**WRITTEN INSTRUCTION**
Images are not part of the copy; write out the rest of the data exactly as given.

_ _ _ _ _ _ _

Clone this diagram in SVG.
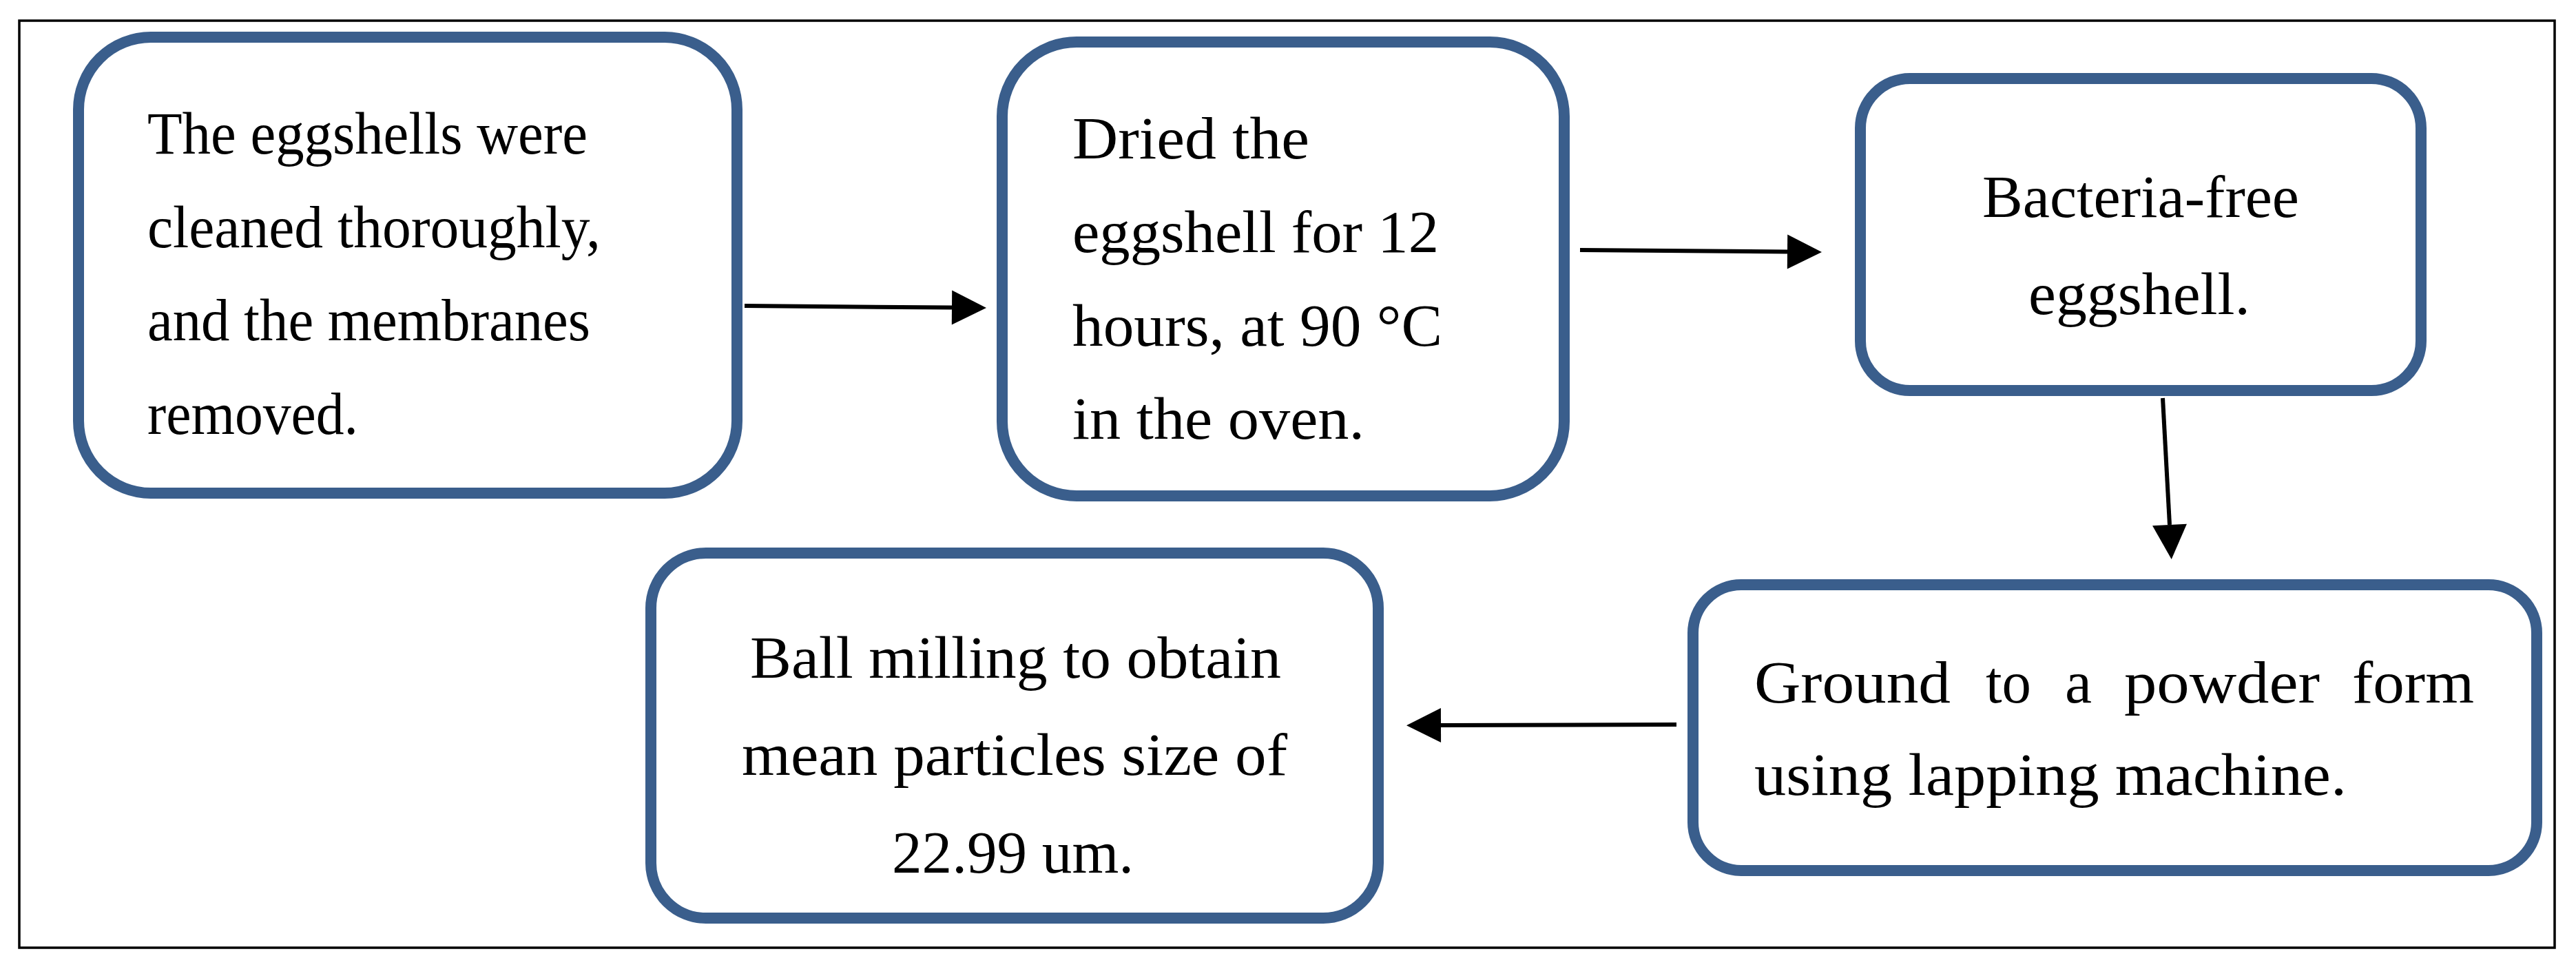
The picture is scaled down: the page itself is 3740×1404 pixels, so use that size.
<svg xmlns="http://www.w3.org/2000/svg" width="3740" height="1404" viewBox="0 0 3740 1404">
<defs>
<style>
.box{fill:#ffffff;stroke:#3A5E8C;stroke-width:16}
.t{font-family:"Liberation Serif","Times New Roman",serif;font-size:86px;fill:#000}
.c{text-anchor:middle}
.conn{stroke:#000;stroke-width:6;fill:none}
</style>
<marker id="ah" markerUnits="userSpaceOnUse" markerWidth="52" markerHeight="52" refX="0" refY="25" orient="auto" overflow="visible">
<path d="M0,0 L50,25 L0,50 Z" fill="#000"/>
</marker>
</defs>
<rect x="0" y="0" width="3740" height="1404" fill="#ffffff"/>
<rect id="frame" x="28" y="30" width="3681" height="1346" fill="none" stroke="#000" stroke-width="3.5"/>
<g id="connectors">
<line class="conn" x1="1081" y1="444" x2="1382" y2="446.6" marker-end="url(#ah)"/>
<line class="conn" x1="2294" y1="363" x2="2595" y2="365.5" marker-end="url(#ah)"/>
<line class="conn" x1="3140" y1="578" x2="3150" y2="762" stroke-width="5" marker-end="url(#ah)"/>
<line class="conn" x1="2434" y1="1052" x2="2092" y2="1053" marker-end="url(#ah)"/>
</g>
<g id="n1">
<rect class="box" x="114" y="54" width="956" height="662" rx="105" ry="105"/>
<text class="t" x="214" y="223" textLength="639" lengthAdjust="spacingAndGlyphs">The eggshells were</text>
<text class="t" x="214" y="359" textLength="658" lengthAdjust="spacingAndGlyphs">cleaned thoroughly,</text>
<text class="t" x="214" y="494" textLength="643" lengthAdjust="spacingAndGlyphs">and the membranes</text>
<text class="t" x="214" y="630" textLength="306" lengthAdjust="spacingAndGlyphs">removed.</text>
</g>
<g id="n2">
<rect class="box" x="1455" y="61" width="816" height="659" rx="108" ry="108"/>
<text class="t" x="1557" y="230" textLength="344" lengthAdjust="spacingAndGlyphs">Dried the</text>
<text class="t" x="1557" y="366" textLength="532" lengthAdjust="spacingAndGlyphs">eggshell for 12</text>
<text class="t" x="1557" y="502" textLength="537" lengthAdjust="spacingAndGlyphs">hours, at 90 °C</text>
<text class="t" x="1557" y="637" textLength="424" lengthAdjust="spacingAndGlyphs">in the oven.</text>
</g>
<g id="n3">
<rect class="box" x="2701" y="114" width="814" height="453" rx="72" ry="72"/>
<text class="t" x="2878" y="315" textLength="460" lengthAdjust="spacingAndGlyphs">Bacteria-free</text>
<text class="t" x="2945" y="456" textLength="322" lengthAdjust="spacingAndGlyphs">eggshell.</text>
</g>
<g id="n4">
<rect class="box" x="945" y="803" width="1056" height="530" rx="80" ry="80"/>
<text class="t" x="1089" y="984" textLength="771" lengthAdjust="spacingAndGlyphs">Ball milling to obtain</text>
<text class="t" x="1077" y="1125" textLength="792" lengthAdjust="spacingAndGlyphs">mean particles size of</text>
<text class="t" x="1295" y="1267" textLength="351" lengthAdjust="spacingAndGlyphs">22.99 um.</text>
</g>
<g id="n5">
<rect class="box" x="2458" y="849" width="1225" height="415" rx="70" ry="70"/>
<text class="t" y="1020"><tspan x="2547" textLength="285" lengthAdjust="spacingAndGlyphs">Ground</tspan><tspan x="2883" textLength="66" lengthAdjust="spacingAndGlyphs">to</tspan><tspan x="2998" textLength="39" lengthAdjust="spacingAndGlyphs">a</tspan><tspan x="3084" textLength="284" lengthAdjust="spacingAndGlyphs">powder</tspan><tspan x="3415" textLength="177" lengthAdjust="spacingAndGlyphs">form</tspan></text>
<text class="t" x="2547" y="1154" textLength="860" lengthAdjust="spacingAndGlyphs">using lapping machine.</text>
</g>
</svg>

_ _ _ _ _ _ _

**OUTPUT FOR THIS EXERCISE**
Clone this diagram in SVG.
The picture is scaled down: the page itself is 3740×1404 pixels, so use that size.
<svg xmlns="http://www.w3.org/2000/svg" width="3740" height="1404" viewBox="0 0 3740 1404">
<defs>
<style>
.box{fill:#ffffff;stroke:#3A5E8C;stroke-width:16}
.t{font-family:"Liberation Serif","Times New Roman",serif;font-size:86px;fill:#000}
.c{text-anchor:middle}
.conn{stroke:#000;stroke-width:6;fill:none}
</style>
<marker id="ah" markerUnits="userSpaceOnUse" markerWidth="52" markerHeight="52" refX="0" refY="25" orient="auto" overflow="visible">
<path d="M0,0 L50,25 L0,50 Z" fill="#000"/>
</marker>
</defs>
<rect x="0" y="0" width="3740" height="1404" fill="#ffffff"/>
<rect id="frame" x="28" y="30" width="3681" height="1346" fill="none" stroke="#000" stroke-width="3.5"/>
<g id="connectors">
<line class="conn" x1="1081" y1="444" x2="1382" y2="446.6" marker-end="url(#ah)"/>
<line class="conn" x1="2294" y1="363" x2="2595" y2="365.5" marker-end="url(#ah)"/>
<line class="conn" x1="3140" y1="578" x2="3150" y2="762" stroke-width="5" marker-end="url(#ah)"/>
<line class="conn" x1="2434" y1="1052" x2="2092" y2="1053" marker-end="url(#ah)"/>
</g>
<g id="n1">
<rect class="box" x="114" y="54" width="956" height="662" rx="105" ry="105"/>
<text class="t" x="214" y="223" textLength="639" lengthAdjust="spacingAndGlyphs">The eggshells were</text>
<text class="t" x="214" y="359" textLength="658" lengthAdjust="spacingAndGlyphs">cleaned thoroughly,</text>
<text class="t" x="214" y="494" textLength="643" lengthAdjust="spacingAndGlyphs">and the membranes</text>
<text class="t" x="214" y="630" textLength="306" lengthAdjust="spacingAndGlyphs">removed.</text>
</g>
<g id="n2">
<rect class="box" x="1455" y="61" width="816" height="659" rx="108" ry="108"/>
<text class="t" x="1557" y="230" textLength="344" lengthAdjust="spacingAndGlyphs">Dried the</text>
<text class="t" x="1557" y="366" textLength="532" lengthAdjust="spacingAndGlyphs">eggshell for 12</text>
<text class="t" x="1557" y="502" textLength="537" lengthAdjust="spacingAndGlyphs">hours, at 90 °C</text>
<text class="t" x="1557" y="637" textLength="424" lengthAdjust="spacingAndGlyphs">in the oven.</text>
</g>
<g id="n3">
<rect class="box" x="2701" y="114" width="814" height="453" rx="72" ry="72"/>
<text class="t" x="2878" y="315" textLength="460" lengthAdjust="spacingAndGlyphs">Bacteria-free</text>
<text class="t" x="2945" y="456" textLength="322" lengthAdjust="spacingAndGlyphs">eggshell.</text>
</g>
<g id="n4">
<rect class="box" x="945" y="803" width="1056" height="530" rx="80" ry="80"/>
<text class="t" x="1089" y="984" textLength="771" lengthAdjust="spacingAndGlyphs">Ball milling to obtain</text>
<text class="t" x="1077" y="1125" textLength="792" lengthAdjust="spacingAndGlyphs">mean particles size of</text>
<text class="t" x="1295" y="1267" textLength="351" lengthAdjust="spacingAndGlyphs">22.99 um.</text>
</g>
<g id="n5">
<rect class="box" x="2458" y="849" width="1225" height="415" rx="70" ry="70"/>
<text class="t" y="1020"><tspan x="2547" textLength="285" lengthAdjust="spacingAndGlyphs">Ground</tspan><tspan x="2883" textLength="66" lengthAdjust="spacingAndGlyphs">to</tspan><tspan x="2998" textLength="39" lengthAdjust="spacingAndGlyphs">a</tspan><tspan x="3084" textLength="284" lengthAdjust="spacingAndGlyphs">powder</tspan><tspan x="3415" textLength="177" lengthAdjust="spacingAndGlyphs">form</tspan></text>
<text class="t" x="2547" y="1154" textLength="860" lengthAdjust="spacingAndGlyphs">using lapping machine.</text>
</g>
</svg>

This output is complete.